The lord chief justice was concerned with more than just article 50 this week.
For anyone with even a passing interest in the legal profession, it will be unsettling to see our judiciary under such public attack from the media this morning.
The three judges who maintained that parliament must vote on Brexit before article 50 is triggered are not, of course, ‘enemies of the people’, but public servants. Even lawyers who disagree with the judgment have commended its rigour.
It would be nice if our lord chancellor, who last month praised the judiciary as ‘rightly celebrated for being independent, impartial and utterly incorruptible’, were to choose now to repeat such a sentiment. We live in hope.
I suspect, from having met a few judges in my time, that this will largely be water off their backs.

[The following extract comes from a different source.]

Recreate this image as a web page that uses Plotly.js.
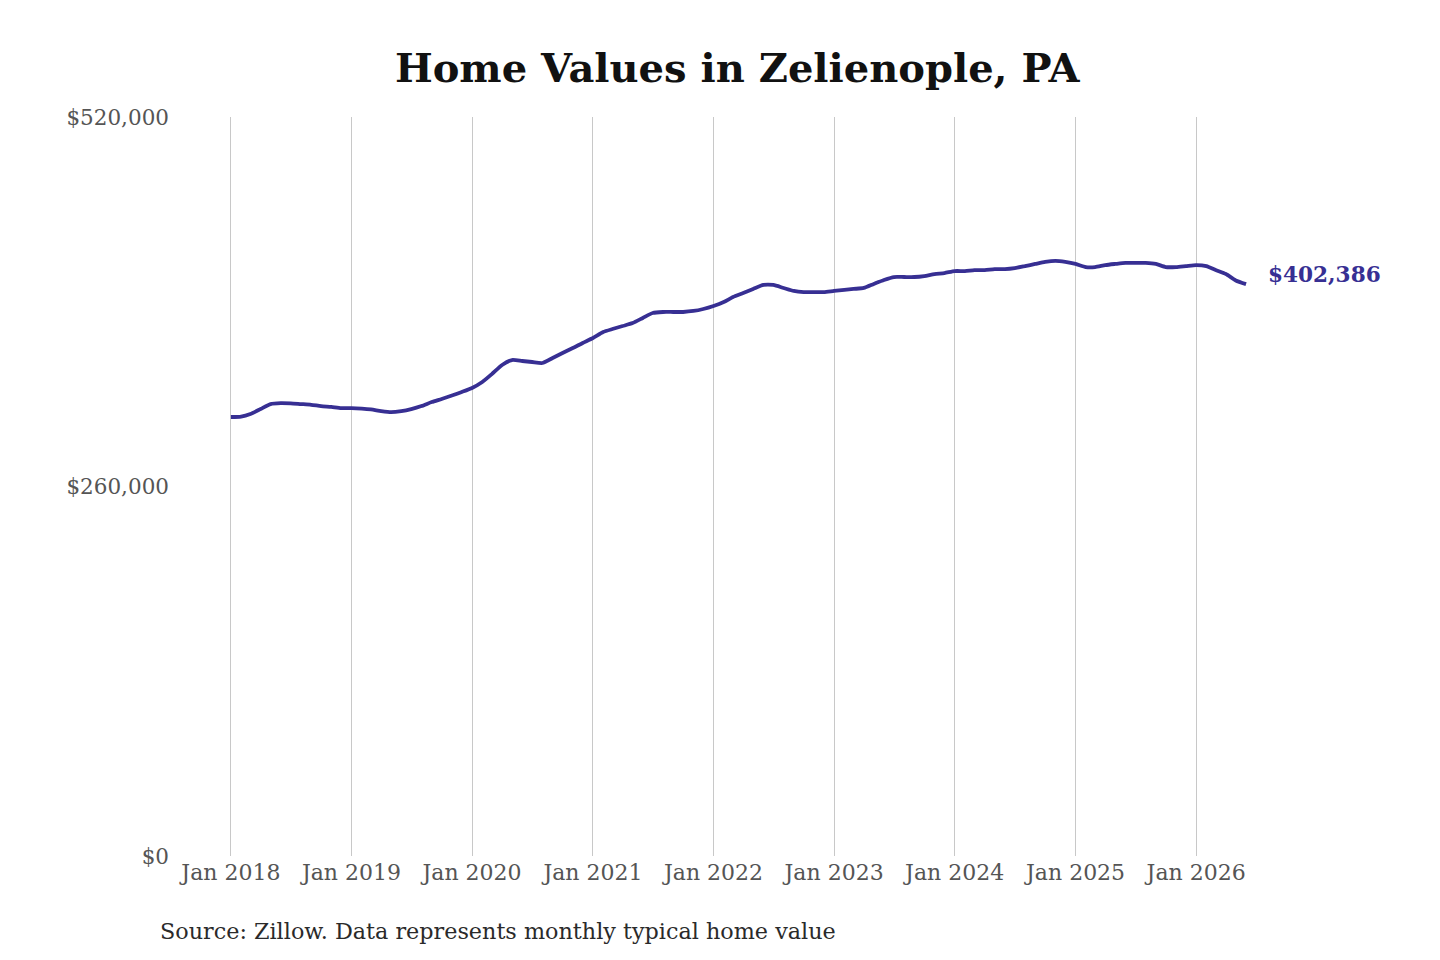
<!DOCTYPE html>
<html>
<head>
<meta charset="utf-8">
<script src="https://cdn.plot.ly/plotly-3.0.1.min.js"></script>
<style>
  html, body { margin: 0; padding: 0; background: #fff; }
  #chart { width: 1440px; height: 960px; }
</style>
</head>
<body>
<div id="chart"></div>
<script>
// monthly typical home value, Jan 2018 .. Jun 2026 (thousands of dollars)
var startYear = 2018;
var homeValues = [
  308.9, 309.2, 311.0, 314.5, 318.0, 318.7, 318.5, 318.0, 317.5, 316.6, 316.0, 315.2,
  315.2, 314.8, 314.2, 313.1, 312.4, 313.1, 314.5, 316.6, 319.4, 321.6, 324.0, 326.5,
  329.3, 333.5, 339.1, 345.5, 349.0, 348.3, 347.6, 346.9, 350.4, 353.9, 357.4, 361.0,
  364.5, 368.7, 370.8, 372.9, 375.0, 378.6, 382.1, 382.8, 382.8, 382.8, 383.5, 384.9,
  387.0, 389.8, 393.3, 396.1, 399.0, 401.8, 401.8, 399.7, 397.6, 396.8, 396.8, 396.8,
  397.6, 398.3, 399.0, 399.7, 402.5, 405.3, 407.4, 407.4, 407.4, 408.1, 409.5, 410.2,
  411.6, 411.6, 412.3, 412.3, 413.0, 413.0, 413.7, 415.1, 416.6, 418.0, 418.7, 418.0,
  416.6, 414.4, 414.4, 415.8, 416.6, 417.3, 417.3, 417.3, 416.6, 414.4, 414.4, 415.1,
  415.8, 415.1, 412.3, 409.5, 405.0, 402.386
];
var yTickVals = [0, 260000, 520000];
var yTickText = ['$0', '$260,000', '$520,000'];
var xTickVals = ['2018-01-01', '2019-01-01', '2020-01-01', '2021-01-01', '2022-01-01',
                 '2023-01-01', '2024-01-01', '2025-01-01', '2026-01-01'];
var xTickText = ['Jan 2018', 'Jan 2019', 'Jan 2020', 'Jan 2021', 'Jan 2022',
                 'Jan 2023', 'Jan 2024', 'Jan 2025', 'Jan 2026'];
var chartTitle = 'Home Values in Zelienople, PA';
var sourceNote = 'Source: Zillow. Data represents monthly typical home value';
var lineColor = '#372f93';

function month_dates(n) {
  var out = [];
  for (var i = 0; i < n; i++) {
    var y = startYear + Math.floor(i / 12);
    var m = (i % 12) + 1;
    out.push(y + '-' + (m < 10 ? '0' + m : m) + '-01');
  }
  return out;
}

var dates = month_dates(homeValues.length);
var values = homeValues.map(function (v) { return Math.round(v * 1000); });
var lastVal = values[values.length - 1];

var trace = {
  x: dates,
  y: values,
  type: 'scatter',
  mode: 'lines',
  line: { color: lineColor, width: 3.8, shape: 'spline', smoothing: 0.6 },
  hoverinfo: 'skip'
};

var serif = 'DejaVu Serif, serif';

var layout = {
  width: 1440,
  height: 960,
  margin: { l: 180, r: 190, t: 117, b: 104, pad: 0 },
  paper_bgcolor: '#ffffff',
  plot_bgcolor: '#ffffff',
  showlegend: false,
  title: {
    text: '<b>' + chartTitle + '</b>',
    x: 0.512,
    xanchor: 'center',
    y: 0.929,
    yanchor: 'middle',
    font: { family: serif, size: 40, color: '#111111' }
  },
  xaxis: {
    type: 'date',
    range: ['2017-07-31', '2026-06-13'],
    tickvals: xTickVals,
    ticktext: xTickText,
    showgrid: true,
    gridcolor: '#c8c8c8',
    gridwidth: 1,
    zeroline: false,
    showline: false,
    ticks: '',
    ticklabelstandoff: 1,
    tickfont: { family: serif, size: 22, color: '#555555' }
  },
  yaxis: {
    range: [0, 520000],
    tickvals: yTickVals,
    ticktext: yTickText,
    showgrid: false,
    zeroline: false,
    showline: false,
    ticks: '',
    ticklabelstandoff: 10,
    tickfont: { family: serif, size: 21.5, color: '#555555' }
  },
  annotations: [
    {
      x: dates[dates.length - 1],
      y: lastVal,
      xref: 'x',
      yref: 'y',
      text: '<b>$' + lastVal.toLocaleString('en-US') + '</b>',
      showarrow: false,
      xanchor: 'left',
      yanchor: 'middle',
      xshift: 20,
      yshift: 10,
      font: { family: serif, size: 21.6, color: lineColor }
    },
    {
      x: 158,
      y: 931,
      xref: 'paper',
      yref: 'paper',
      text: sourceNote,
      showarrow: false,
      xanchor: 'left',
      yanchor: 'middle',
      font: { family: serif, size: 22.3, color: '#2a2a2a' }
    }
  ]
};

// source note is positioned in pixels, convert to paper coords
var plotW = layout.width - layout.margin.l - layout.margin.r;
var plotH = layout.height - layout.margin.t - layout.margin.b;
layout.annotations[1].x = (158 - layout.margin.l) / plotW;
layout.annotations[1].y = (layout.height - layout.margin.b - 931) / plotH;

Plotly.newPlot('chart', [trace], layout, { displayModeBar: false, staticPlot: true });
</script>
</body>
</html>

Judges are not known for getting flustered or pressured in the face of hostility, and this furore will pass – although the undermining of the rule of law continues to have a drip-drip effect that we should all be concerned with.
Largely ignored by the media but no less important was another public pronouncement from the lord chief justice this week.
In his annual report to parliament, he spoke of his colleagues facing ‘unprecedented difficulties’ and described how difficult it is to attract candidates to the bench – and how low morale is for those who have taken the jump.
These were uncommonly critical words from a serving lord chief justice. There is a convention that the judiciary will not publicly slate government policy, but calling for a ‘better and balanced means of financing the courts’ is about as critical as you can get whilst not breaking with that convention.
The message of the report is clear: judges are fed up with picking up the slack for the government’s failure to stem the avalanche of working coming through the courts, and having to guide litigants in person through the complex process of litigation.
We’re hardly likely to see them on the picket line any time soon, but too much more and the benches will simply not be filled – or places taken by inferior candidates.
I don’t expect too much sympathy from equally hard-pressed solicitors – many of who have seen their workload considerably increased by the civil justice reforms created by one judge in particular.
But the irony of the Brexit judges calling for parliament to have its say is that parliament has done precious little to improve the justice system for them.
Today’s headlines won’t cause any lasting damage to our thick-skinned judiciary, but the failure to invest in our justice system certainty has.